We could have told them this years ago — wait, we did!!
The Beijing Olympics are and have always been about politics, certainly from the Chinese government’s perspective (do you think they’re spending billions of dollars because they’re such huge sports fans?) It was always disingenuous for the IOC to argue that giving the Olympics to Beijing was not political. The IOC and the Chinese government themselves claimed the Games would bring reform and human rights improvements to China. Then the Chinese government started using the Games to legitimate its territorial claims to Tibet: making a Tibetan antelope their Olympic mascot, bringing the torch through Tibet and up Mt. Everest, using propaganda pictures of “happy, dancing” Tibetans celebrating the Games.

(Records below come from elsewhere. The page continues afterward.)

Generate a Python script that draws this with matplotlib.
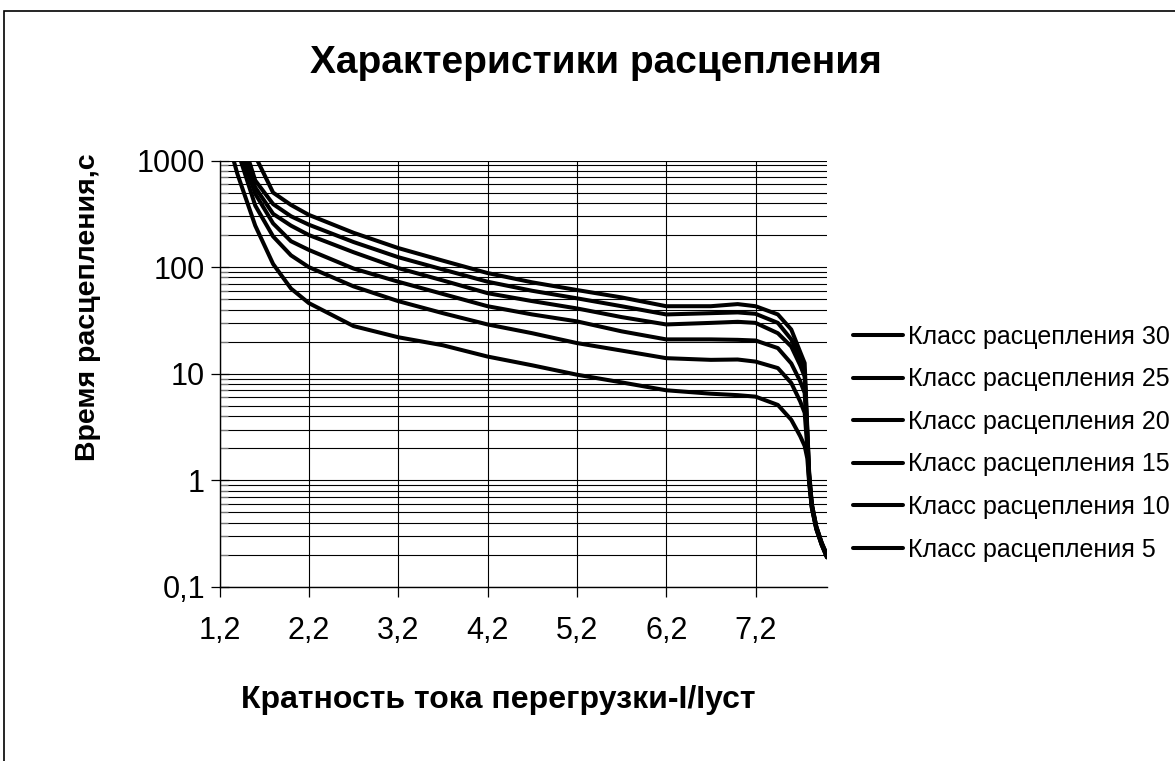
import matplotlib.pyplot as plt
from matplotlib.patches import Rectangle
from matplotlib.ticker import LogLocator, NullFormatter

plt.rcParams['font.family'] = ['Liberation Sans', 'DejaVu Sans']

# current multiple I/Iset
x = [1.2, 1.4, 1.6, 1.8, 2.0, 2.2, 2.7, 3.2, 3.7, 4.2, 4.7, 5.2, 5.7, 6.2, 6.7,
     7.0, 7.2, 7.45, 7.6, 7.7, 7.75, 7.78, 7.8, 7.83, 7.88, 7.94, 8.0]

# trip time, s
class_5 = [3000, 750, 245, 107, 63, 46, 28, 22, 18.5, 14.5, 12, 9.8, 8.3, 7.0, 6.5,
           6.3, 6.1, 5.1, 3.7, 2.6, 2.1, 1.6, 0.95, 0.55, 0.35, 0.25, 0.19]
class_10 = [5000, 1250, 378, 194, 129, 100, 66, 48, 37, 29, 24, 19.4, 16.5, 14.0, 13.5,
            13.6, 13.0, 11.3, 8.2, 5.5, 4.3, 2.0, 1.0, 0.56, 0.35, 0.25, 0.19]
class_15 = [6000, 1500, 488, 257, 175, 145, 97, 73, 56, 43, 36, 31, 25, 21, 21,
            20.8, 20.5, 17.4, 12.5, 8.5, 6.6, 2.3, 1.05, 0.57, 0.36, 0.25, 0.19]
class_20 = [7000, 1800, 560, 316, 245, 200, 138, 98, 75, 57, 48, 41, 34, 29, 30,
            30.7, 30, 24, 18, 12, 9.4, 2.6, 1.1, 0.58, 0.36, 0.26, 0.19]
class_25 = [8000, 2200, 650, 390, 300, 250, 172, 124, 95, 73, 60, 51, 43, 36, 37,
            37.6, 36.5, 30, 21, 14, 10.5, 2.8, 1.15, 0.6, 0.37, 0.26, 0.2]
class_30 = [9000, 2600, 1100, 500, 383, 309, 210, 151, 115, 88, 72, 61, 52, 43, 43,
            45, 43, 36, 26, 16, 12.6, 3.0, 1.2, 0.6, 0.37, 0.26, 0.2]

series = [class_30, class_25, class_20, class_15, class_10, class_5]
labels = ['Класс расцепления 30', 'Класс расцепления 25', 'Класс расцепления 20',
          'Класс расцепления 15', 'Класс расцепления 10', 'Класс расцепления 5']

xticks = [1.2, 2.2, 3.2, 4.2, 5.2, 6.2, 7.2]
xtick_labels = ['1,2', '2,2', '3,2', '4,2', '5,2', '6,2', '7,2']
yticks = [0.1, 1, 10, 100, 1000]
ytick_labels = ['0,1', '1', '10', '100', '1000']

W, H = 1175, 761
fig = plt.figure(figsize=(W / 100, H / 100), dpi=100)
ax = fig.add_axes([219.5 / W, 1 - 587 / H, (827 - 219.5) / W, (587 - 160.5) / H])

handles = []
for vals, lab in zip(series, labels):
    ln, = ax.plot(x, vals, color='black', lw=2.9, solid_joinstyle='round',
                  solid_capstyle='round', label=lab, zorder=3)
    handles.append(ln)

ax.set_yscale('log')
ax.set_ylim(0.1, 1000)
ax.set_xlim(1.2, 8.0)
ax.set_xticks(xticks)
ax.set_xticklabels(xtick_labels, fontsize=22)
ax.set_yticks(yticks)
ax.set_yticklabels(ytick_labels, fontsize=22)
ax.yaxis.set_minor_locator(LogLocator(base=10, subs=range(2, 10)))
ax.yaxis.set_minor_formatter(NullFormatter())

ax.grid(True, which='major', axis='both', color='black', lw=0.8)
ax.grid(True, which='minor', axis='y', color='black', lw=0.8)
ax.tick_params(axis='y', which='major', direction='inout', length=13, width=0.9, pad=4)
ax.tick_params(axis='y', which='minor', direction='in', length=6, width=0.9, color='#777777')
ax.tick_params(axis='x', which='major', direction='out', length=7, width=0.9, pad=14)

for s in ['top', 'right']:
    ax.spines[s].set_visible(False)
ax.spines['left'].set_linewidth(1.0)
ax.spines['bottom'].set_linewidth(1.0)

fig.text(596 / W, 1 - 63 / H, 'Характеристики расцепления', fontsize=28,
         fontweight='bold', ha='center', va='center')
fig.text(498 / W, 1 - 700 / H, 'Кратность тока перегрузки-I/Iуст', fontsize=23,
         fontweight='bold', ha='center', va='center')
fig.text(88 / W, 1 - 307 / H, 'Время расцепления,с', fontsize=20.5,
         fontweight='bold', ha='center', va='center', rotation=90)

ax.legend(handles=handles, loc='upper left', bbox_to_anchor=(853 / W, 1 - 325 / H),
          bbox_transform=fig.transFigure, frameon=False, fontsize=18,
          handlelength=2.0, handletextpad=0.2, labelspacing=0.74, borderaxespad=0,
          borderpad=0)

fig.add_artist(Rectangle((3.5 / W, -0.1), 1.2, 1 - 10.5 / H + 0.1,
                         transform=fig.transFigure, fill=False, edgecolor='black', lw=1.2))

fig.savefig('out.png', dpi=100)
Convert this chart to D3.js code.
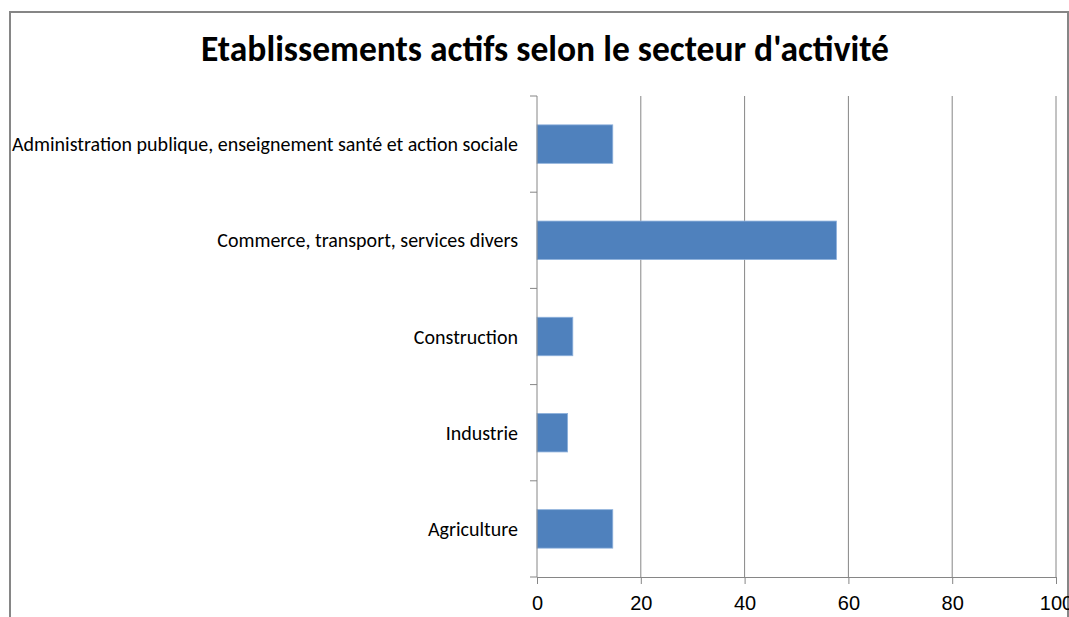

By its silence, the IOC is giving tacit approval to Beijing’s brutal crackdown in Tibet. Now at least one IOC member is finally, belatedly waking up to the truth that the IOC has a certain moral responsibility that flows from its decision to reward China with the Games.
Maybe the IOC will follow Mr. Heiberg’s lead and wake up to its moral responsibility and unparalleled influence; truly a combination that cries out for action.